You say that like it's a *bad* thing  Is it?


We wouldn't be the first in being curious about and training in several sports. Brenda, as an example, was introduced to us as someone who trains dogs in both disciplines several times a week. I think she belongs to or trains with your club (the distinctions are difficult for me here) and several other Schutzhund clubs, as we understand. Nice lady. I think she mentioned she also trains in another club in Escondido where she was going to ask Chris to help, she trains with the Ringers, she has trained with Al Banuelos, and seems to be a wealth of information on local clubs training what seems to be like almost daily. We're just getting to know her.


To the original question - Why Schutzhund and Ring? Easy. We own 4 dogs, and they have different formal completed training and aptitudes. Academically, though, is obedience that different when training for Schutzhund or Ring? Curious...


2 of our dogs were trained in Schutzhund (not by us, Borina JM, an 8X IPO3 dog / world qualifer/ ZVV2, and Perry Lasmon, a SchH3/FH Dog previously owned by Mike Diehl and trained by Nate Harves). The other 2 dogs are pups we have trained from birth, expecting to train in Schutzhund, but after looking for clubs in a fairly wide geography in SoCal, we have not found as much as we had expected close to us. So, the pups are being trained in Ringsport by the club's invitation, our time investment and the dog's enjoyment. Every trainer we've spent time with seems to think our pups have great aptitude - now if only we could catch up with them, that would be ideal. 


We provided much information about our pups/dogs and ourselves on the emails we wrote to the clubs we wanted to visit, including yours.

Having spent 3 years in Schutzhund and making some great friendships in the sport with some awesome world competitors, we feel a tremendous amount of loyalty to it. We also heard from many people in our time with Schutzhund, some who have been around for a long time, that German Shepherds are rarely seen in Ringsport, if ever - so aside from a scarcity of Ring Clubs where we lived, we simply didn't pursue it nor were educated in it, and can even say that we were discouraged from trying it. 

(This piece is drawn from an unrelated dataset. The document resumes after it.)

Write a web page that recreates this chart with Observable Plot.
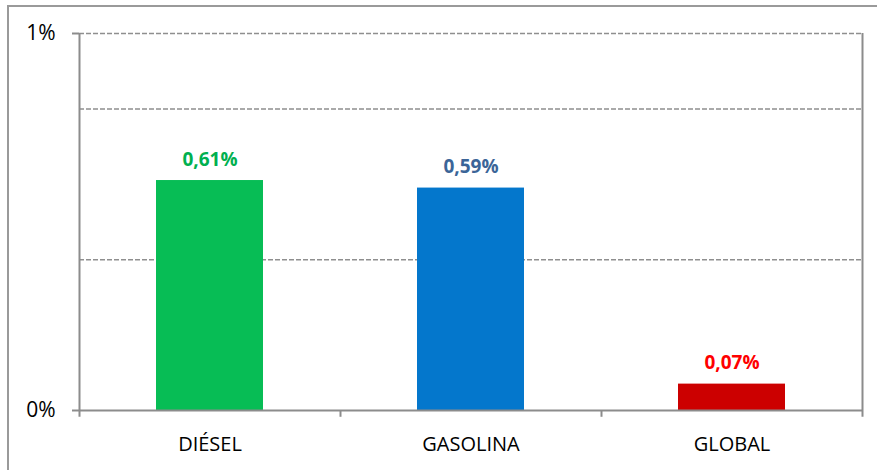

We spent Christmas at Ivan Balavanov's and Carrie's, and we hung out a number of nights videotaping Ivan working Carrie's Ajax. I guess we can say that Ivan introduced us to Ringsport. If it was up to them, there would be a Mali in every home and we'd have taken 3 back with us.  Watching the two of them work Ajax was really breathtaking. We're looking forward to spending time with them again soon.


It is through SoCal Ringers that we're learning a number of similarities and differences, learning about our pups in the process, and doing the best we can. 


As my partner has never titled a dog in Schutzhund (nor have I), she would like to learn to handle her dog well enough to complete a SchH3 trial...particularly since the dog has done it several times in the form of an IPO3. She would enjoy it as an accomplishment with her dog and enjoy learning with a fully trained and competent dog. From a club standpoint, one would think a handler with a trained dog, a considerable time commitment and a great positive attitude would be a good addition, as we have been to a number of other clubs previously.






Laura Bollschweiler said:


> _His name is actually Chris Fodera. You made him a hat. Strange as you claim to know him._


 
I don't know about a "claim to know him" - sounds awful sinister if I never talked with him  And hopefully the hat will be profitable! Those Marine Corps Covers are certainly no fashion statement 


Fedora, Fodera - sometimes, dyslexia gets even the best of us - hopefully the spelling and grammar Police won't catch us speeding...I am sure you've never misspelled anything, right Laura?  If I had a dollar for everyone who has misspelled my name, whether they knew me or not...I'd be rich 


Chris and I spoke on the phone a number of times before he moved here. He is a Marine, I was a Marine, and since he was moving here I offered to help him - it sucks moving sometimes on a military budget when you have your hands full with wife and baby. We have a fairly huge spare vehicle that could help with the move, and offered to have him use if needed. 





Laura Bollschweiler said:


> _Just to set the record straight, Kathy received one email from you._


 
Sure! That's probably the case. I can't recall if it was a single email. We all get busy! A single email is easy to miss. 


That said, I did try the various contact numbers and email addies for SoCalWDA, including Kathy's Email, and phone a number of times. I did leave 2 separate messages at her home in a span of about a month, including prior to arriving in Socal. I also emailed Tom a copy of the same email at the same time and called him. I also tried him at work by phone while he was there, and left pleasant messages with all. No calls or emails. Frankly, after several weeks of trying, it just seemed fruitless. Sad, since Kathy seems to live in Mission Viejo and we're in Laguna Beach - very close.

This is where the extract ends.